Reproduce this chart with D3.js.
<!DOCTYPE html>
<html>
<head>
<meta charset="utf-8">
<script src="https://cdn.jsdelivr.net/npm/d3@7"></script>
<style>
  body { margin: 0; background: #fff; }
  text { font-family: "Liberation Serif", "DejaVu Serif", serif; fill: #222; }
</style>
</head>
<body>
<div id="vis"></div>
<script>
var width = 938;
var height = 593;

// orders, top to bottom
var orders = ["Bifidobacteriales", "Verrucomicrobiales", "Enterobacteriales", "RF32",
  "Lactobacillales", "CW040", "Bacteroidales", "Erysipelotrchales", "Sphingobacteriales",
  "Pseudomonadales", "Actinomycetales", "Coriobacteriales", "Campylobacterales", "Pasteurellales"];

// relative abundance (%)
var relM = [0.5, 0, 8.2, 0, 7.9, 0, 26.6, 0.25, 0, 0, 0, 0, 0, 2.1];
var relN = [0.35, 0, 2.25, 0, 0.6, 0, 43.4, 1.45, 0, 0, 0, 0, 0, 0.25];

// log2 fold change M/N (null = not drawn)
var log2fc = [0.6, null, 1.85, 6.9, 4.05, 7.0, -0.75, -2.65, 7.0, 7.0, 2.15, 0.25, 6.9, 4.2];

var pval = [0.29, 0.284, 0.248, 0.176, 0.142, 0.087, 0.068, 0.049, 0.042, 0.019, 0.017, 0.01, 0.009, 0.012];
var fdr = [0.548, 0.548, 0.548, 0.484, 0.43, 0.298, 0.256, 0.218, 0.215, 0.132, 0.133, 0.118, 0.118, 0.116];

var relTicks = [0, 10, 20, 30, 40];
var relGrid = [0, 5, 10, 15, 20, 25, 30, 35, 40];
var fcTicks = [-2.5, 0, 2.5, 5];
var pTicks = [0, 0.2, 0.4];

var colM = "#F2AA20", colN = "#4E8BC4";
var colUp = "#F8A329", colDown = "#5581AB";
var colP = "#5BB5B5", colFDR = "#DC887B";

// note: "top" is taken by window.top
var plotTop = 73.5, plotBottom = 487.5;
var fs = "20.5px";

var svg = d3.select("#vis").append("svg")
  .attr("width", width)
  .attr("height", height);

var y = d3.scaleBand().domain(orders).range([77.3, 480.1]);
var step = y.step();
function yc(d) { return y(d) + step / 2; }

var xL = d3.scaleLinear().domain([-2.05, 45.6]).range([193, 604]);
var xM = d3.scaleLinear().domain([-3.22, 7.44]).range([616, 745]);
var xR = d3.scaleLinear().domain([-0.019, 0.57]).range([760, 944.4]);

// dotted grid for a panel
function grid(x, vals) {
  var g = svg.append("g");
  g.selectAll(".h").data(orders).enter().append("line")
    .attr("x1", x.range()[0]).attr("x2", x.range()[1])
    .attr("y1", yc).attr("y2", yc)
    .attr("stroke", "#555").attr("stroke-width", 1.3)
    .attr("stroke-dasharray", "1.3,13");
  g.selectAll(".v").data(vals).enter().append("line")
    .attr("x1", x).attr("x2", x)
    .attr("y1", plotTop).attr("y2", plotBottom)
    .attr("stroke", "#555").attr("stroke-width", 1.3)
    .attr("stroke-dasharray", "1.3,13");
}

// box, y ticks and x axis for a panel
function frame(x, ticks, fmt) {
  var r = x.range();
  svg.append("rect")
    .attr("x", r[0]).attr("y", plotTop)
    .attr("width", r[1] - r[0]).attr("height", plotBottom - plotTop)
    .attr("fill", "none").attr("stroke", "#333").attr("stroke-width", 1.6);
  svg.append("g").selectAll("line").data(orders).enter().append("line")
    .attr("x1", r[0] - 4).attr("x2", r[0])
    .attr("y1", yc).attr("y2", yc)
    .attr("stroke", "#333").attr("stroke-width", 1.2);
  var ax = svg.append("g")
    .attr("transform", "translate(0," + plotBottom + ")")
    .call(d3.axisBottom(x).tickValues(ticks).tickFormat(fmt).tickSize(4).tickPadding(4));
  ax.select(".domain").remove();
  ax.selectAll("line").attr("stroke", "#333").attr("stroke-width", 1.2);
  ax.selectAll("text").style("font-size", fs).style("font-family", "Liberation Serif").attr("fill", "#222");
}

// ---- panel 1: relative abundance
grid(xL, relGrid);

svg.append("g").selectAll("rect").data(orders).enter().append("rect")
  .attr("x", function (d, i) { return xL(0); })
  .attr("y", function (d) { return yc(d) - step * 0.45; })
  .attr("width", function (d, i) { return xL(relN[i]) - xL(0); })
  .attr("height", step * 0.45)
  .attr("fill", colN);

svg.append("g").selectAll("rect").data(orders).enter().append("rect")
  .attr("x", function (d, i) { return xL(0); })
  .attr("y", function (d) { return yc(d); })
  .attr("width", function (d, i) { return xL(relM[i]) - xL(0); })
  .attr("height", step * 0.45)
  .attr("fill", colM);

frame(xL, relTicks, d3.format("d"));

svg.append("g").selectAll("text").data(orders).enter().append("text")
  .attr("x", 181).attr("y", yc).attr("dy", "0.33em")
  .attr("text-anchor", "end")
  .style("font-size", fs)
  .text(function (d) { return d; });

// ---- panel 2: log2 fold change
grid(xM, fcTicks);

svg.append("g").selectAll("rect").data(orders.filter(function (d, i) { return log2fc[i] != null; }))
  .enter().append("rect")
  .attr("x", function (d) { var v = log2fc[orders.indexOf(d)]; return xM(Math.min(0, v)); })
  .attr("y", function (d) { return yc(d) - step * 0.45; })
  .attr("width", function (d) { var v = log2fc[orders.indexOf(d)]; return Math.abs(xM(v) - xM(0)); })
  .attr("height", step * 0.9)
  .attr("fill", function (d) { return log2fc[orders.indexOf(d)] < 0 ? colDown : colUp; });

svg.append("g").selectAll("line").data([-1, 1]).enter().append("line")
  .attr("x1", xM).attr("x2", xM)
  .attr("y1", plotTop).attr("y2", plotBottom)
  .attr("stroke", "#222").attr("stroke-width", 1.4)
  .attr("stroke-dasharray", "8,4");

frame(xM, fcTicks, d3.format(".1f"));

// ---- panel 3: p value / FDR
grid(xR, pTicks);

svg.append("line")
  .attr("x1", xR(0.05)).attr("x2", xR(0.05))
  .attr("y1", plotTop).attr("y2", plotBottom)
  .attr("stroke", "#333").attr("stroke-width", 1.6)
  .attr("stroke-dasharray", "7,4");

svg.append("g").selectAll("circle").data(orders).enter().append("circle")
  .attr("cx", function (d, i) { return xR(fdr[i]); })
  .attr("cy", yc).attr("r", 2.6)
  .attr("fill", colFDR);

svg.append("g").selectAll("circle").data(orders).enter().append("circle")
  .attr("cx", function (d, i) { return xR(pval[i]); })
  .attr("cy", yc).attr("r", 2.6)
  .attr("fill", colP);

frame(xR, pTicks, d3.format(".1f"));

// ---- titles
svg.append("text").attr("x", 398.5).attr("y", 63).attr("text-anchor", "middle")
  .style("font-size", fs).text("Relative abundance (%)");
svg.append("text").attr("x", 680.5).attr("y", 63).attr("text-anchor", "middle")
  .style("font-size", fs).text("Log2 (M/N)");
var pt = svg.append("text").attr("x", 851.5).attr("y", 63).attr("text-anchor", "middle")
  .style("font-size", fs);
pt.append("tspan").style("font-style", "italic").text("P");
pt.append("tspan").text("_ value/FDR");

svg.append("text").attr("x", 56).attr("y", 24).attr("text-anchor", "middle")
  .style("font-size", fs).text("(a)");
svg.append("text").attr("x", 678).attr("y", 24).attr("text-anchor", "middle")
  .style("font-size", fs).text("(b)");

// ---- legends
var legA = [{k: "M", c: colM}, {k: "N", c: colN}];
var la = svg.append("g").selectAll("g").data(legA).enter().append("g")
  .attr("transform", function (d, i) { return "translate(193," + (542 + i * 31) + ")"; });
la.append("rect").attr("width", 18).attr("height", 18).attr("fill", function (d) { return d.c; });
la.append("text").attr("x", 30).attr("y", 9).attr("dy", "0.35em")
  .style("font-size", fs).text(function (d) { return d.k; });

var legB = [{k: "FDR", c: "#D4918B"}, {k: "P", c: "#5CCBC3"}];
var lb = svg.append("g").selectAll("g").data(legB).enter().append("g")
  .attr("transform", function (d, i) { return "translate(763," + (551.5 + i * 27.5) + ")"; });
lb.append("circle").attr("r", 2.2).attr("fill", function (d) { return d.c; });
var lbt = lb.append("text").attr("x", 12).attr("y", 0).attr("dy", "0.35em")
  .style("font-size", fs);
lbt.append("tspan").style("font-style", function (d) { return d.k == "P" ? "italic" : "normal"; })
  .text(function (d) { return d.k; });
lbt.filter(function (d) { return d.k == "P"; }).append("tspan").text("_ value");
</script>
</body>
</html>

·····

REQUIRED TASK => What is needed is an exact copy of the lines from the start of the listing through the line where "0, 0, 0.25];" sits, please, both end lines included and nothing more.

OUTPUT OF THE EXERCISE =>
Reproduce this chart with D3.js.
<!DOCTYPE html>
<html>
<head>
<meta charset="utf-8">
<script src="https://cdn.jsdelivr.net/npm/d3@7"></script>
<style>
  body { margin: 0; background: #fff; }
  text { font-family: "Liberation Serif", "DejaVu Serif", serif; fill: #222; }
</style>
</head>
<body>
<div id="vis"></div>
<script>
var width = 938;
var height = 593;

// orders, top to bottom
var orders = ["Bifidobacteriales", "Verrucomicrobiales", "Enterobacteriales", "RF32",
  "Lactobacillales", "CW040", "Bacteroidales", "Erysipelotrchales", "Sphingobacteriales",
  "Pseudomonadales", "Actinomycetales", "Coriobacteriales", "Campylobacterales", "Pasteurellales"];

// relative abundance (%)
var relM = [0.5, 0, 8.2, 0, 7.9, 0, 26.6, 0.25, 0, 0, 0, 0, 0, 2.1];
var relN = [0.35, 0, 2.25, 0, 0.6, 0, 43.4, 1.45, 0, 0, 0, 0, 0, 0.25];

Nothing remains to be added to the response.